Look at the arms of the guy in the green t-shirt. He’s moving them to the music.

A few seconds later he seems to have stopped and is oriented toward his companion; perhaps they’re talking:

 

7:11:04

Meanwhile, look at the foreground. The girl in the polka-dot dress is running while looking at one of the boys and the girl in pink is stepping back in our direction. Less than ten seconds later the two girls are engaged in conversation:

7:11:13 PM

Here’s the last we’ll see of the girl in pink – notice the boy in the green t-shirt, but there’s three more shots of the second pair of boys.

7:12:43 PM

Again, look at the boy in the green shirt. He’s moving.

7:12:45 PM
7:12:47 PM
7:12:50 PM

That last photo is interesting on two counts: 1) the other boy, partially obscured, now appears to be moving/dancing, and 2) judging from his facial expression, green-shirt boy appears to be in some distress. Either that, or he’s just working hard, at something. Trying to dance?

So, in the space of nine minutes (7:03:38 to 7:12:50) we’ve followed three pairs of children moving, grouping and dispersing, across half the space available between the band and the seated audience. These weren’t the only ones, obviously. Similar things were going on in other areas.

These kids moved around, mostly walking and running, but with some dancing and dance steps here and there. There was one boy, a bit older than these, who was deliberately and consistently dancing, and playing to the audience (I noticed one man with a camera-phone photographing him, perhaps his father). There must have been twenty or so kids acting like this for well over a half hour. There was never any sustained dancing, but there seemed to be moves in that direction.

Finally, I want to call particular attention to the little girl in the pink dress. My impression is that she covered more ground than any of her peers. She seemed to be playing an informal role as an organizer and instigator of the others simply be moving from one place to another, one group to another.

What’s Going On?

These kids are moved by the music. They couldn’t sit still.
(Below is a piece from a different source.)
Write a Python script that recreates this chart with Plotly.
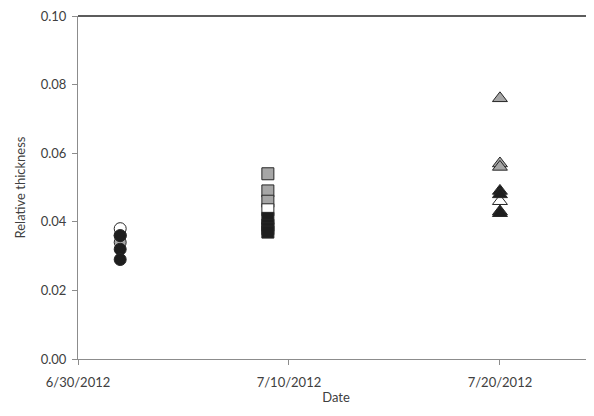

But they don’t quite know what to do with their movement impulses. They’re trying to dance, but don’t quite know how to do it.

That inability is as much social as it is physical, if not more so. Some of them obviously know some dance steps and they’ve all seen others dance. Learning a few steps and routines isn’t hard. A couple of weeks of daily dancing in daycare would take care of that.

And it would probably take care of the social problem as well. That is, the kids would know that, yes, dancing is something we can do, and do it together. It’s easy, like this.  The social form is as important as the physical moves—which is why, I suspect, that social dancing is, or has been, part of the curriculum in finishing schools for the sons and daughters of the well-off.

So, the kids want to dance but can’t quite figure out how. But also, notice their ages. These are kindergarten and pre-K age, maybe just a little older. And all of the kids running and quasi-dancing in the plaza were that age. No 3rd and 4th graders, no middle school, no teens. And of course, no adults, not until the klezmer. Just the very young.

We’ve got very young kids who want to dance to the music, but don’t know quite how to get hooked into. And we’ve got adults and young adults, some of whom at least have some dance skills and are willing to use them in the appropriate circumstances. And we’ve this gulf in between.

How do we: 1) provide the very young kids with the physical and social skills so that they’re comfortable dancing, and 2) keep the dancing going through childhood, teenhood, and into adulthood? Providing the physical skills is easy. What’s not so easy is providing the social skills and the cultural contexts in which to use these social and physical skills in the most civilizing and groovological art of the dance. Actually, the problem isn’t so much that these are skills are any more difficult than the physical skills. Rather, the problem is that our culture doesn’t values them highly enough to provide the opportunities and contexts. That must change.